Work to be completed: Isolate every line in the data with the string "that" and copy it.

Data provided:
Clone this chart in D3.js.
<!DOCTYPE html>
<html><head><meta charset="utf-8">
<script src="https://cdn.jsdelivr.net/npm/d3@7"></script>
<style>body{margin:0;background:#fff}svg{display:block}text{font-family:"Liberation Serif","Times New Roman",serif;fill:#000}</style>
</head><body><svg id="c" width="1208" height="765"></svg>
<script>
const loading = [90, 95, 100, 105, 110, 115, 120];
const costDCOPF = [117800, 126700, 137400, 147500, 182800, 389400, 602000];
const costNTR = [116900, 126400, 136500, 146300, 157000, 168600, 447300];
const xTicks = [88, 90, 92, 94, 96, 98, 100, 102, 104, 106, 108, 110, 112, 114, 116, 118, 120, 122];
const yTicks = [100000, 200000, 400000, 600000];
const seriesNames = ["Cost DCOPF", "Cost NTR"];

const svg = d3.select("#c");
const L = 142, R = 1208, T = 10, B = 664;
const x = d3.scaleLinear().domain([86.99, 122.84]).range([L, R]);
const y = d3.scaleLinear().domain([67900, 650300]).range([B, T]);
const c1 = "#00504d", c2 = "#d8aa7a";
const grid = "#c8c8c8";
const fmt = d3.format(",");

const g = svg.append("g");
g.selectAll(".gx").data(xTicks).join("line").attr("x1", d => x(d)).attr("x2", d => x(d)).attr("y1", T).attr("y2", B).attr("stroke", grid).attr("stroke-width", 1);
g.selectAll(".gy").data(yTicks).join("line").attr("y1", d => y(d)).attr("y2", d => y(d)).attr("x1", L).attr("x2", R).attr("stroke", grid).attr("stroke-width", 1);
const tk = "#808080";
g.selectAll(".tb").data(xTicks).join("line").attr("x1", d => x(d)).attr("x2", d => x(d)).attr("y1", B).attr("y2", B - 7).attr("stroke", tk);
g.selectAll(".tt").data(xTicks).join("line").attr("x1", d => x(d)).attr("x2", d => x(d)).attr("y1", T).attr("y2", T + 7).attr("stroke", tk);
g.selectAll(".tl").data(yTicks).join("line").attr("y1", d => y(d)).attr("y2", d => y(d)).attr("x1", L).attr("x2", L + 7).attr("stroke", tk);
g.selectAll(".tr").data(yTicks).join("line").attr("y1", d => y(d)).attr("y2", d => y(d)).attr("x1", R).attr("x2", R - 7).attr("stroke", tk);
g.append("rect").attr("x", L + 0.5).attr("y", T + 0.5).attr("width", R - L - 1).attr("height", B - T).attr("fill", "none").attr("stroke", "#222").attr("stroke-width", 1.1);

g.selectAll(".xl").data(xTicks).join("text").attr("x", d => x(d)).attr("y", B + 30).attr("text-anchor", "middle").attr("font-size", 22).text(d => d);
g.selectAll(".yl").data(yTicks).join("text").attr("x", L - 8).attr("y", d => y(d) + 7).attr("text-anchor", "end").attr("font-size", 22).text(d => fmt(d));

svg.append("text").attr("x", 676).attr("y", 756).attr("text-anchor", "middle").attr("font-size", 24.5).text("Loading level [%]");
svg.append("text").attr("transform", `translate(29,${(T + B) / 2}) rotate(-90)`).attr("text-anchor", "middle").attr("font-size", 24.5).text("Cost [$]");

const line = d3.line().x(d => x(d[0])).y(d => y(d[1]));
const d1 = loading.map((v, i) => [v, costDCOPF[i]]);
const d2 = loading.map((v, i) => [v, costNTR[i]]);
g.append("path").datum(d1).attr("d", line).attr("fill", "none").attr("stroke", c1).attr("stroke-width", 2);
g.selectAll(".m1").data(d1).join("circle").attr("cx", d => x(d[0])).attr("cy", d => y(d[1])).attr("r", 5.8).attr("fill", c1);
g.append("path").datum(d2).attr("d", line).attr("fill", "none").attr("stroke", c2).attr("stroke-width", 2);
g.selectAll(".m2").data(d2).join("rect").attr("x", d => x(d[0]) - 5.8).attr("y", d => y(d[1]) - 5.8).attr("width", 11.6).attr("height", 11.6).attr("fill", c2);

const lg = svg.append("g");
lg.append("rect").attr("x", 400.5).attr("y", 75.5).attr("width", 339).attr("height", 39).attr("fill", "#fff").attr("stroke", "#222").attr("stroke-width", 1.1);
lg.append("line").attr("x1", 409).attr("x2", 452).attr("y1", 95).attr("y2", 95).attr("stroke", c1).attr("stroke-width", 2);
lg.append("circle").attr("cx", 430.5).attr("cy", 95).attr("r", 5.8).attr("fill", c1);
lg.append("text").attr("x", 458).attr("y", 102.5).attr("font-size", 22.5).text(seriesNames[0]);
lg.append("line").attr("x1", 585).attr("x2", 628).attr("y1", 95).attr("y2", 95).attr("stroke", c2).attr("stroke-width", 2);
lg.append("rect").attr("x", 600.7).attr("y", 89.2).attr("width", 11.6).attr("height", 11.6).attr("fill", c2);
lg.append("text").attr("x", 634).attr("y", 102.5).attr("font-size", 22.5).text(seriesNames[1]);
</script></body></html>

* * *

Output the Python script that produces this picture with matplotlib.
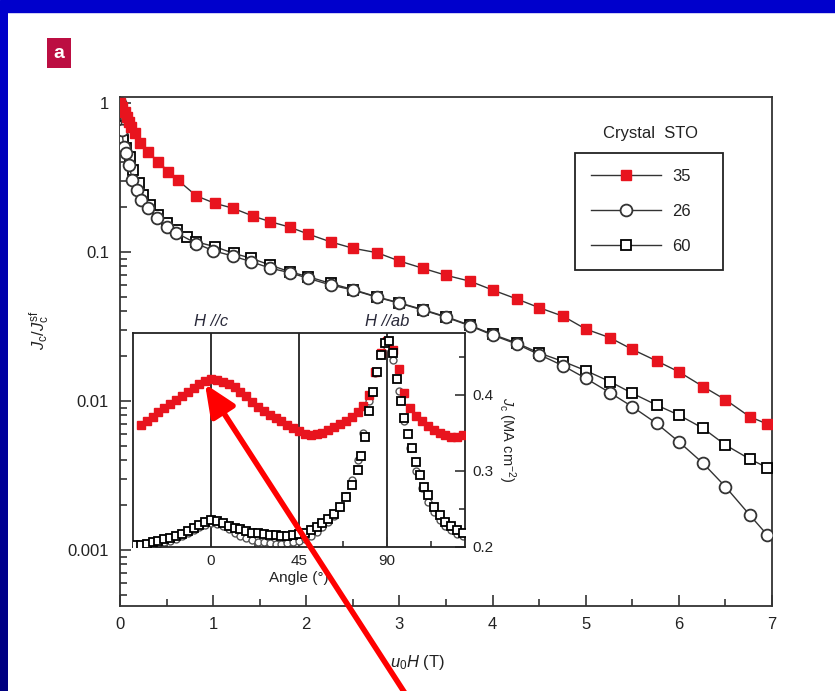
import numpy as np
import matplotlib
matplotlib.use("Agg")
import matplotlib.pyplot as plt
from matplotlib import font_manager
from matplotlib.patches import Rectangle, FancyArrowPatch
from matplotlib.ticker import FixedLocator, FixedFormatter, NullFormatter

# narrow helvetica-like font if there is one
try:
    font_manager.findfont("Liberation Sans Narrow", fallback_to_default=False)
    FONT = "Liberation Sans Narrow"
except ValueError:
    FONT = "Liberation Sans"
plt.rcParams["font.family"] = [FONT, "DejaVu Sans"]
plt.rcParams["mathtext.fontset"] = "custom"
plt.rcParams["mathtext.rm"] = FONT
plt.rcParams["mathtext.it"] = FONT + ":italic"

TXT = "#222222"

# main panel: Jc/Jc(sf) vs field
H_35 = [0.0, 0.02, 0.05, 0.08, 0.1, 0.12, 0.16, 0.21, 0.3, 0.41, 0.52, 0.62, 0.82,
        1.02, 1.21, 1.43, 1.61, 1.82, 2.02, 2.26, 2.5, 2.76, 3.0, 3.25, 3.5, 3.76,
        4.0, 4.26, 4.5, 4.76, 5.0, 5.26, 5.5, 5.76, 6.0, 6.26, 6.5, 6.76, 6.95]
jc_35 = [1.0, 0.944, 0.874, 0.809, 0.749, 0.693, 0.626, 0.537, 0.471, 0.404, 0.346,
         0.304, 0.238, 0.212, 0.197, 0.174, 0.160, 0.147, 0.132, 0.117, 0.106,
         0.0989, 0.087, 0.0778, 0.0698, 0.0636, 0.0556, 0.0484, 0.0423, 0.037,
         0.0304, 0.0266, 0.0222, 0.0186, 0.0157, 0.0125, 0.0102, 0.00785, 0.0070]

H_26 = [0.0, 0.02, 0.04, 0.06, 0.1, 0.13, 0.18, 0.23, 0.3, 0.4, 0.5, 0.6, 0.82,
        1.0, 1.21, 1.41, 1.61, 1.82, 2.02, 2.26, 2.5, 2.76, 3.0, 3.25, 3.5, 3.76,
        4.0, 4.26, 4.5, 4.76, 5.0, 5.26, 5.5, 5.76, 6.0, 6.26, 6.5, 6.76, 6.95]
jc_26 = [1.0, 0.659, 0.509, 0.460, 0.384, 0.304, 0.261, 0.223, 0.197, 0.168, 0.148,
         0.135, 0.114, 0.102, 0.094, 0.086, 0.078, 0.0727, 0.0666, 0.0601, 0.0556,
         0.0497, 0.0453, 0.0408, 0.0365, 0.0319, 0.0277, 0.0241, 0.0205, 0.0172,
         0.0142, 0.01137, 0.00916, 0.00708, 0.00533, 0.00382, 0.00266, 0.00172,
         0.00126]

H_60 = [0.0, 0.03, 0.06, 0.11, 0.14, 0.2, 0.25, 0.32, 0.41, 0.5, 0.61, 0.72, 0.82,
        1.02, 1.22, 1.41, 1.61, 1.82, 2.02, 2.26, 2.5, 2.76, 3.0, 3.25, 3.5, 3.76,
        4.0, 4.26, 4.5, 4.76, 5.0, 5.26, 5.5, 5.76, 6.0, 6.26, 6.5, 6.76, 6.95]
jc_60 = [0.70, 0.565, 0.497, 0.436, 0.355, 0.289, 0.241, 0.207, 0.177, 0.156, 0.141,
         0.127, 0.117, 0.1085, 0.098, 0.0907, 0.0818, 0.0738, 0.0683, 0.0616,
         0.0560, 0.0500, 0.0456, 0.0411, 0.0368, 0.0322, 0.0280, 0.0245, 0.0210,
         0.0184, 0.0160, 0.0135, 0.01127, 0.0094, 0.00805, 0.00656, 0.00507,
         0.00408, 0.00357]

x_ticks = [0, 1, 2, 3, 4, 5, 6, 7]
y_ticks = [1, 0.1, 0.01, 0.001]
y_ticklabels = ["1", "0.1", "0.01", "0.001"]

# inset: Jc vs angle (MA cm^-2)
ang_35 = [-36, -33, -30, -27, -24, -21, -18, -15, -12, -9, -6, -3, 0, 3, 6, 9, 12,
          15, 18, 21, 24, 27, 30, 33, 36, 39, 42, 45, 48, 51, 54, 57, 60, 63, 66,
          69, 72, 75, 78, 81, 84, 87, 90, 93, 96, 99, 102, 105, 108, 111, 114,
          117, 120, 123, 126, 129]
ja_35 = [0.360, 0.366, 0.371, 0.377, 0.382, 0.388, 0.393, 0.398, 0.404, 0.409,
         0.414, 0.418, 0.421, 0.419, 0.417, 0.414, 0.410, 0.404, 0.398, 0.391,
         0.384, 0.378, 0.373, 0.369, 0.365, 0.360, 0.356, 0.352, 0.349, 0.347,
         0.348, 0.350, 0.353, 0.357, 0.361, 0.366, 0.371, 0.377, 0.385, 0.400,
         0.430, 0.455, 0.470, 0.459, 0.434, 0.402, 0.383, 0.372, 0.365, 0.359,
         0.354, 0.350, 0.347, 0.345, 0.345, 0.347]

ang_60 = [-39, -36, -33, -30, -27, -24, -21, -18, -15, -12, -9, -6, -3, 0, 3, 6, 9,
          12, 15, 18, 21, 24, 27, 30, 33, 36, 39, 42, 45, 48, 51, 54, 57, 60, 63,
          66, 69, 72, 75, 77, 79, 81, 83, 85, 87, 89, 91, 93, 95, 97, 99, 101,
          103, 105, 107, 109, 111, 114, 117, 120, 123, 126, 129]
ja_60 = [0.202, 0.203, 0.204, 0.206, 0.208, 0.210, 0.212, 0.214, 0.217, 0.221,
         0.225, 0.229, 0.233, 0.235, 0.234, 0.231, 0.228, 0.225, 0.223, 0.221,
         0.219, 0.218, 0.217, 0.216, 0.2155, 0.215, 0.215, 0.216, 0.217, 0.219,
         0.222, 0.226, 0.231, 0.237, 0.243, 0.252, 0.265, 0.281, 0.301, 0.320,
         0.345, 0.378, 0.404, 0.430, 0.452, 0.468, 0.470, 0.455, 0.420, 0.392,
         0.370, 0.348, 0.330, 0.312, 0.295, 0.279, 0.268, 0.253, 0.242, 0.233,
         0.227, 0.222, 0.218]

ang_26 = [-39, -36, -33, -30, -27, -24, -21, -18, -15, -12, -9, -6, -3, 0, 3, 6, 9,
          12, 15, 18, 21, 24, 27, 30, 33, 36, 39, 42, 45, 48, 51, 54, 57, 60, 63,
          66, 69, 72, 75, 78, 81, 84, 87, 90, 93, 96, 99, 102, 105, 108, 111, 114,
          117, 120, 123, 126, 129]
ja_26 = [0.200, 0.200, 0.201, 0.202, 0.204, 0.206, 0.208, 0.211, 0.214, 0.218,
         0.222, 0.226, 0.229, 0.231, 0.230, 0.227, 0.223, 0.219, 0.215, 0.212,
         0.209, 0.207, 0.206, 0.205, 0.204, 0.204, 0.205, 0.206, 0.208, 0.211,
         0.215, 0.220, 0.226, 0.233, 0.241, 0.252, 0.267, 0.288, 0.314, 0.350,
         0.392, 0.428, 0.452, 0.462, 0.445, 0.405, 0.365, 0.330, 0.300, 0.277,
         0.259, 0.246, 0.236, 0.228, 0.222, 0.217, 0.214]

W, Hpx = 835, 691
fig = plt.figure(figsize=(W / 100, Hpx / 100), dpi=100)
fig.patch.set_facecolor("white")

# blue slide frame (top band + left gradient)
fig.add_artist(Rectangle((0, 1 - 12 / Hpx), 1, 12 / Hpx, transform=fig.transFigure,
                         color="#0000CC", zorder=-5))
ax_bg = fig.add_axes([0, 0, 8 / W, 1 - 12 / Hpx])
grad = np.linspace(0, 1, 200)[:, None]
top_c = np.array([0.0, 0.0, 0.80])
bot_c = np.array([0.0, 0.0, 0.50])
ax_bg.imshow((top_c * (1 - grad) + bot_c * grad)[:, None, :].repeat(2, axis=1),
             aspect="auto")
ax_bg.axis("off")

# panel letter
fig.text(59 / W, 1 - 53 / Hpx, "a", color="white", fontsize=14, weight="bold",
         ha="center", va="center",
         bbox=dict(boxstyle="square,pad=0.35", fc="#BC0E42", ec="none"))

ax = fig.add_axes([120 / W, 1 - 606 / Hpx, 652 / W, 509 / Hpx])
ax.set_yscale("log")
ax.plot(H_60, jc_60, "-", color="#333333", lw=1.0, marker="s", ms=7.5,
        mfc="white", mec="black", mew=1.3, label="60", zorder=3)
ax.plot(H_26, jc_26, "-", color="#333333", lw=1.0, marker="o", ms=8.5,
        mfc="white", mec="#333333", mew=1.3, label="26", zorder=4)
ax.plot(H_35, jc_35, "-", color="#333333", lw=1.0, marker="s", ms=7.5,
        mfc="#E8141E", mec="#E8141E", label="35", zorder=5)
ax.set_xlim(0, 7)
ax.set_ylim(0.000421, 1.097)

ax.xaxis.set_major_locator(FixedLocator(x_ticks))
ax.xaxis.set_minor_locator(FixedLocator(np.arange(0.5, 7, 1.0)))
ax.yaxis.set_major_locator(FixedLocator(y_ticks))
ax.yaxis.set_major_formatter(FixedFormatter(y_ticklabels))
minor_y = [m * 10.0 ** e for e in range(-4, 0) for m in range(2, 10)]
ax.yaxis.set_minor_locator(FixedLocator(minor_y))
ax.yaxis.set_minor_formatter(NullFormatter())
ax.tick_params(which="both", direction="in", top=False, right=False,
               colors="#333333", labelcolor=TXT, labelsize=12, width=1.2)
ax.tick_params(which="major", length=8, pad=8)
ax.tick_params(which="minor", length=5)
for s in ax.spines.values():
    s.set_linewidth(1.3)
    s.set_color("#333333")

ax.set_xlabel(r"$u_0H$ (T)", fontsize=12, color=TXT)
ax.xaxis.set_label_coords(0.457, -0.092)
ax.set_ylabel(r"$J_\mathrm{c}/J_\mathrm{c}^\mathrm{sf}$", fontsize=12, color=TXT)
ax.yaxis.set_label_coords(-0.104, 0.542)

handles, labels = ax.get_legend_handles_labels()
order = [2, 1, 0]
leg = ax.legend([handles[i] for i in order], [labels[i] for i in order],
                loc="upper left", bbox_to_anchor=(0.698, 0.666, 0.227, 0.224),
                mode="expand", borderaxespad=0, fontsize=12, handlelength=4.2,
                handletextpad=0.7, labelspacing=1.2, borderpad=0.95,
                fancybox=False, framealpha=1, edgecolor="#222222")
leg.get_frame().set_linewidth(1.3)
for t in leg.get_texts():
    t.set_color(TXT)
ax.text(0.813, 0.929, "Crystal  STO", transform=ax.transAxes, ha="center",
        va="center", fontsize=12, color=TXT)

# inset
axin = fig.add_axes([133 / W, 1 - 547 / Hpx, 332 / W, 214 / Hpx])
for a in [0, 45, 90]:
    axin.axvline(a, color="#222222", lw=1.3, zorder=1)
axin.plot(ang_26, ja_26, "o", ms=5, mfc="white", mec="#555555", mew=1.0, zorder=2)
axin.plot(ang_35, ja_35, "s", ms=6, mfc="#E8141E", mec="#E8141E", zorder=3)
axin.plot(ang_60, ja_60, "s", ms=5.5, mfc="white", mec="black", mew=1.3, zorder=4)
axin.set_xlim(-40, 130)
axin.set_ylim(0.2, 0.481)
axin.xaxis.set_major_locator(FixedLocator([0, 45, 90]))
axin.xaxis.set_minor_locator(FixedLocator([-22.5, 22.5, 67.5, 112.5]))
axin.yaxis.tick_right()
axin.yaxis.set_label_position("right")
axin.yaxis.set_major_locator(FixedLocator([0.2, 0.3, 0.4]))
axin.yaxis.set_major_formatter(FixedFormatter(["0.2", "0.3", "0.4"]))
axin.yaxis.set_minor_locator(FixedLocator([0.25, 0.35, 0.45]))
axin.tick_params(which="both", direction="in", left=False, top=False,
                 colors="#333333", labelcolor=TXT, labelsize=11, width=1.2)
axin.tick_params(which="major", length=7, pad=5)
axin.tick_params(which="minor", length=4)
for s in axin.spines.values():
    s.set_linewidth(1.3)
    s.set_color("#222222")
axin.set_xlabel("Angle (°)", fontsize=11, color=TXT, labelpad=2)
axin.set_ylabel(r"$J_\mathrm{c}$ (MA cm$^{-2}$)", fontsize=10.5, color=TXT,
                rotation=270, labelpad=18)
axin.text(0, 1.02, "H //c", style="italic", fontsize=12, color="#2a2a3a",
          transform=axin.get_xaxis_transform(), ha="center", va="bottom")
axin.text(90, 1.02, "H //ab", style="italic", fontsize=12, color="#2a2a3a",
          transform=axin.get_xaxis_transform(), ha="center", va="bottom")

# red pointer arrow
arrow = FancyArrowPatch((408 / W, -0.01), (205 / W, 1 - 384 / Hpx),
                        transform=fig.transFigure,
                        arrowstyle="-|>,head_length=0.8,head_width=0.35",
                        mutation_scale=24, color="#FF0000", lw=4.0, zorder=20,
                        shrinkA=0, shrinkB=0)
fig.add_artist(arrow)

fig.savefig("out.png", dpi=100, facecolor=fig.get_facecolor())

...

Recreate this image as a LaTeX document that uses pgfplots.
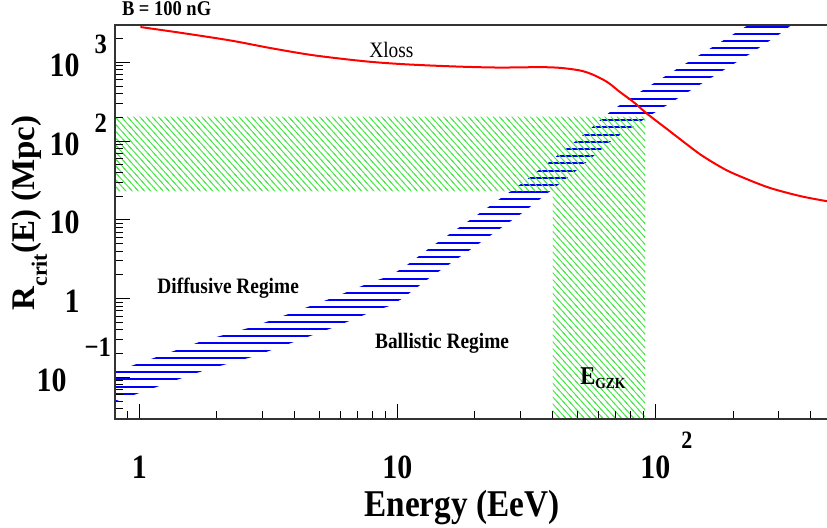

Final answer:
Output the Python script that produces this picture with matplotlib.
Recreate this image as a LaTeX document that uses pgfplots.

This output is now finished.